En el admirable trabajo que Deprez ha hecho para este libro se advierten dos partes: en la primera, todavía en tierra, predomina un verismo en tonos ocres que envuelve a los personajes que sirven de introducción a la historia, Ismael y el inquietante arponero Quiequeg, así como el pastor que pronuncia su terrorífico sermón en la capilla de los balleneros y que en el film de John Huston fue interpretado de manera pasmosa por Orson Welles. En la segunda, desaparece todo naturalismo y nos encontramos sumidos en un mundo gris-azulado repleto de premoniciones y del misterio del mar.

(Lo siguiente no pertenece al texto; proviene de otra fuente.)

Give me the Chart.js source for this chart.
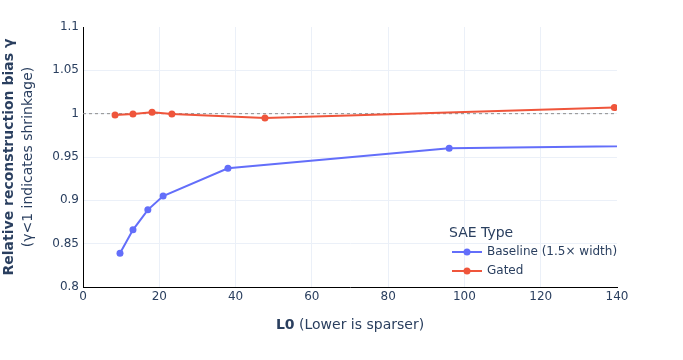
<!DOCTYPE html>
<html>
<head>
<meta charset="utf-8">
<script src="https://cdn.jsdelivr.net/npm/chart.js@4"></script>
<style>
  html, body { margin: 0; padding: 0; background: #fff; }
  #wrap { width: 683px; height: 360px; position: relative; }
</style>
</head>
<body>
<div id="wrap"><canvas id="biasChart"></canvas></div>
<script>
// Données
const baselineL0 = [9.7, 13.1, 17.0, 21.0, 38.0, 96.0, 190];
const baselineGamma = [0.839, 0.866, 0.889, 0.905, 0.937, 0.960, 0.965];
const gatedL0 = [8.4, 13.1, 18.1, 23.3, 47.7, 139.3];
const gatedGamma = [0.9985, 0.9995, 1.0015, 0.9995, 0.995, 1.007];
const seriesNames = ['Baseline (1.5× width)', 'Gated'];
const seriesColors = ['#636efa', '#EF553B'];
const refGamma = 1;
const xTicks = [0, 20, 40, 60, 80, 100, 120, 140];
const yTicks = [0.8, 0.85, 0.9, 0.95, 1, 1.05, 1.1];

const FONT = '"DejaVu Sans", Verdana, sans-serif';
const TEXT = '#2a3f5f';
const GRID = '#ebf0f8';

const toPoints = (xs, ys) => xs.map((x, i) => ({ x: x, y: ys[i] }));
// pas de grille sur le dernier tick (bord du graphique)
const gridColor = ticks => c => (c.index === ticks.length - 1 ? 'rgba(0,0,0,0)' : GRID);

// Titres des axes et légende dessinés à la main
const extrasPlugin = {
  id: 'extras',
  afterDraw(chart) {
    const ctx = chart.ctx;
    const area = chart.chartArea;
    ctx.save();
    ctx.fillStyle = TEXT;
    ctx.textBaseline = 'middle';

    // titre axe Y (deux lignes)
    const cy = (area.top + area.bottom) / 2;
    ctx.save();
    ctx.translate(9, cy);
    ctx.rotate(-Math.PI / 2);
    ctx.textAlign = 'center';
    ctx.font = 'bold 14px ' + FONT;
    ctx.fillText('Relative reconstruction bias γ', 0, 0);
    ctx.translate(0, 19);
    ctx.font = '14px ' + FONT;
    ctx.fillText('(γ<1 indicates shrinkage)', 0, 0);
    ctx.restore();

    // titre axe X
    const boldPart = 'L0';
    const normPart = ' (Lower is sparser)';
    ctx.font = 'bold 14px ' + FONT;
    const w1 = ctx.measureText(boldPart).width;
    ctx.font = '14px ' + FONT;
    const w2 = ctx.measureText(normPart).width;
    const cx = (area.left + area.right) / 2;
    let x0 = cx - (w1 + w2) / 2;
    ctx.textAlign = 'left';
    ctx.font = 'bold 14px ' + FONT;
    ctx.fillText(boldPart, x0, 325);
    ctx.font = '14px ' + FONT;
    ctx.fillText(normPart, x0 + w1, 325);

    // légende
    ctx.font = '14px ' + FONT;
    ctx.fillText('SAE Type', 449, 233);
    ctx.font = '12px ' + FONT;
    seriesNames.forEach((name, i) => {
      const y = 252 + i * 19;
      ctx.strokeStyle = seriesColors[i];
      ctx.lineWidth = 2;
      ctx.beginPath();
      ctx.moveTo(452, y);
      ctx.lineTo(482, y);
      ctx.stroke();
      ctx.fillStyle = seriesColors[i];
      ctx.beginPath();
      ctx.arc(467, y, 3.5, 0, Math.PI * 2);
      ctx.fill();
      ctx.fillStyle = TEXT;
      ctx.fillText(name, 487, y);
    });
    ctx.restore();
  }
};

new Chart(document.getElementById('biasChart'), {
  type: 'line',
  data: {
    datasets: [
      {
        label: 'ref',
        data: toPoints([xTicks[0], xTicks[xTicks.length - 1]], [refGamma, refGamma]),
        borderColor: '#8c8c8c',
        borderWidth: 1,
        borderDash: [3, 3],
        pointRadius: 0,
        order: 3
      },
      {
        label: seriesNames[0],
        data: toPoints(baselineL0, baselineGamma),
        borderColor: seriesColors[0],
        backgroundColor: seriesColors[0],
        borderWidth: 2,
        pointRadius: 3.5,
        pointBorderWidth: 0,
        order: 2
      },
      {
        label: seriesNames[1],
        data: toPoints(gatedL0, gatedGamma),
        borderColor: seriesColors[1],
        backgroundColor: seriesColors[1],
        borderWidth: 2,
        pointRadius: 3.5,
        pointBorderWidth: 0,
        order: 1
      }
    ]
  },
  options: {
    responsive: true,
    maintainAspectRatio: false,
    animation: false,
    layout: { padding: { top: 27, right: 66, left: 0, bottom: 0 } },
    plugins: {
      legend: { display: false },
      tooltip: { enabled: false }
    },
    scales: {
      x: {
        type: 'linear',
        min: xTicks[0],
        max: xTicks[xTicks.length - 1],
        afterBuildTicks: s => { s.ticks = xTicks.map(v => ({ value: v })); },
        afterFit: s => { s.height = 73; },
        grid: { color: gridColor(xTicks), drawTicks: false },
        border: { color: '#000', width: 1 },
        ticks: { color: TEXT, font: { size: 12, family: FONT }, padding: 3, maxRotation: 0 }
      },
      y: {
        min: yTicks[0],
        max: yTicks[yTicks.length - 1],
        afterBuildTicks: s => { s.ticks = yTicks.map(v => ({ value: v })); },
        afterFit: s => { s.width = 83; },
        grid: { color: gridColor(yTicks), drawTicks: false },
        border: { color: '#000', width: 1 },
        ticks: {
          color: TEXT,
          font: { size: 12, family: FONT },
          padding: 4,
          callback: v => String(parseFloat(v.toFixed(2)))
        }
      }
    }
  },
  plugins: [extrasPlugin]
});
</script>
</body>
</html>
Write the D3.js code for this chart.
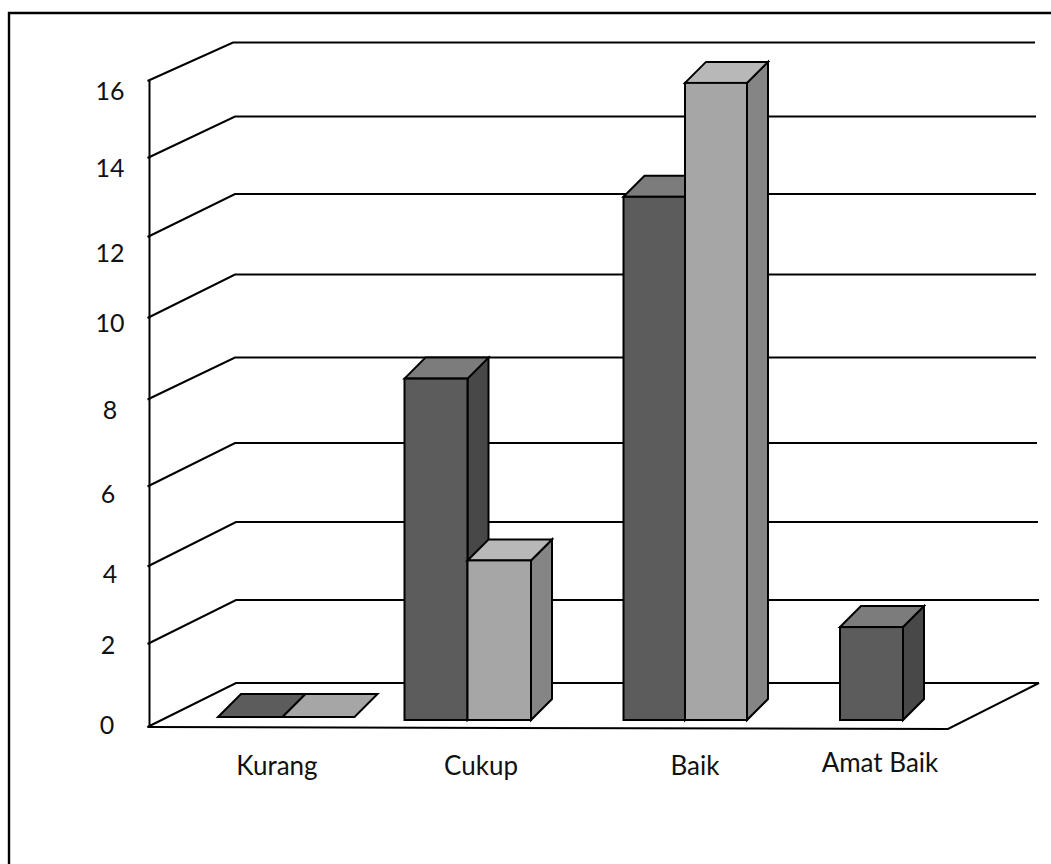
<!DOCTYPE html>
<html>
<head>
<meta charset="utf-8">
<style>
  html, body { margin: 0; padding: 0; background: #fff; }
  svg { display: block; }
  text { font-family: Lato, "Open Sans", sans-serif; fill: #111; }
</style>
<script src="https://cdnjs.cloudflare.com/ajax/libs/d3/7.8.5/d3.min.js"></script>
</head>
<body>
<div id="chart"></div>
<script>
// Values per assessment category
const categories = ["Kurang", "Cukup", "Baik", "Amat Baik"];
const seriesDark = [0, 8.45, 12.95, 2.3];
const seriesLight = [0, 3.95, 15.77, null];
const tickValues = [0, 2, 4, 6, 8, 10, 12, 14, 16];

const width = 1051, height = 864;

// The wall and floor of the 3D box are hand-tuned per tick
const frontWallY = [727, 644, 566.5, 486.5, 399.5, 318, 237, 158, 81];
const backWallY = [683, 600, 522, 443, 357.5, 274.5, 194, 116.5, 42.5];
const backWallX = [236, 236, 236, 235, 235, 235, 235, 235, 233];
const wallRightX = [1039, 1039, 1038, 1037, 1036, 1036, 1036, 1036, 1035];
const tickLabelY = [725.5, 645.5, 574.5, 494, 410, 323, 253, 168, 91.5];
const tickLabelX = [107, 108, 110, 108, 110, 110, 110, 110, 110];
const frontX = 149.5, floorRightFront = 948, floorRightY = 729;

const yFront = d3.scaleLinear().domain(tickValues).range(frontWallY);
const yBack = d3.scaleLinear().domain(tickValues).range(backWallY);
const yLabel = d3.scaleLinear().domain(tickValues).range(tickLabelY);

// Bars stand on a plane set slightly behind the front edge of the floor
const barBase = 720, pxPerUnit = 40.4, barDepth = 21;
const yBar = d3.scaleLinear().domain([0, 16]).range([barBase, barBase - 16 * pxPerUnit]);

const barStarts = [218, 404.5, 623.5, 840];
const barWidths = [64.5, 63, 61.5, 63];

const svg = d3.select("#chart").append("svg").attr("width", width).attr("height", height);

// Frame: only the top and left edges fall inside the page
svg.append("path")
  .attr("d", `M${width},13H9V${height}`)
  .attr("fill", "none").attr("stroke", "#000").attr("stroke-width", 2.4);

const ink = "#000";
const lines = svg.append("g").attr("stroke", ink).attr("stroke-width", 2).attr("fill", "none");

// Gridlines: slanted on the side wall, then straight along the back wall
lines.selectAll("path.grid").data(tickValues).join("path")
  .attr("class", "grid")
  .attr("d", (d, i) => `M${frontX - 2},${yFront(d)}L${backWallX[i]},${yBack(d)}L${wallRightX[i]},${yBack(d)}`);

// Value axis
lines.append("line")
  .attr("x1", frontX).attr("x2", frontX)
  .attr("y1", yFront(16)).attr("y2", yFront(0));

// Floor front edge and its slanted right side
lines.append("path")
  .attr("d", `M${frontX - 2},${yFront(0)}L${floorRightFront},${floorRightY}L${wallRightX[0]},${yBack(0)}`);

// Tick labels
svg.append("g").selectAll("text").data(tickValues).join("text")
  .attr("x", (d, i) => tickLabelX[i])
  .attr("y", d => yLabel(d))
  .attr("dy", "0.35em")
  .attr("text-anchor", "middle")
  .attr("font-size", 25)
  .text(d => d);

// Category labels
const catLabelX = [277, 481, 695, 880];
const catLabelY = [766, 766, 766, 763];
svg.append("g").selectAll("text").data(categories).join("text")
  .attr("x", (d, i) => catLabelX[i])
  .attr("y", (d, i) => catLabelY[i])
  .attr("dy", "0.35em")
  .attr("text-anchor", "middle")
  .attr("font-size", 26)
  .text(d => d);

// One 3D bar: right side, top, and front faces; an empty bar shows only a flat top
function drawBar(g, x0, w, value, colors, lift) {
  const base = barBase - lift;
  const top = yBar(value) - lift;
  const depth = value > 0 ? barDepth : 23;
  const face = g.append("g").attr("stroke", ink).attr("stroke-width", 2).attr("stroke-linejoin", "miter");
  if (value > 0) {
    face.append("path").attr("fill", colors.side)
      .attr("d", `M${x0 + w},${top}L${x0 + w + depth},${top - depth}L${x0 + w + depth},${base - depth}L${x0 + w},${base}Z`);
  }
  face.append("path").attr("fill", value > 0 ? colors.top : colors.front)
    .attr("d", `M${x0},${top}L${x0 + depth},${top - depth}L${x0 + w + depth},${top - depth}L${x0 + w},${top}Z`);
  if (value > 0) {
    face.append("rect").attr("fill", colors.front)
      .attr("x", x0).attr("y", top).attr("width", w).attr("height", base - top);
  }
}

const darkColors = { front: "#5c5c5c", top: "#7c7c7c", side: "#484848" };
const lightColors = { front: "#a6a6a6", top: "#b8b8b8", side: "#858585" };

// Dark bars sit behind their lighter neighbour in each cluster
const bars = svg.append("g");
categories.forEach((c, i) => {
  const x0 = barStarts[i], w = barWidths[i];
  const isEmpty = seriesDark[i] === 0;
  const lift = isEmpty ? 3 : 0;
  drawBar(bars, x0, w, seriesDark[i], darkColors, lift);
  if (seriesLight[i] !== null) {
    drawBar(bars, x0 + w, isEmpty ? 72 : w + 0.5, seriesLight[i], lightColors, lift);
  }
});
</script>
</body>
</html>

Pero aquí estamos ya en el centro de la subjetividad del capitán, y casi podría decirse que de la paleta del pintor se apodera el espíritu de Ahab, el cual, mientras dirige al endeble Pequod hacia su destino, juega a mostrar y a la vez ocultar su obsesión, esa idea fija que le invade y que acabará por materializarse en el horizonte como si saliera de su propia y dislocada imaginación.

Siempre hay que felicitarse por una nueva edición de Moby Dick, pero en este caso con mayor motivo, pues sus ilustraciones nos ofrecen el regalo de contemplar la historia bien conocida con nuevos ojos, y no sólo con ojos juveniles, a pesar del extraño malentendido que pesa sobre esta novela y que presuntamente la hace recomendable sólo para lectores jóvenes. Pues sucede que Moby Dick es uno de esos raros libros a los que conviene acercarse más de una vez en la vida, y es posible que el que la haya descubierto ya adulto, o que la haya releído, recupere ahora la fascinación y el frescor de una primera lectura. Y tal vez este libro, a los que creíamos saber algo del Capitán Ahab y de la gran ballena blanca, nos invite a olvidarlo todo y a empezar otra vez desde el principio.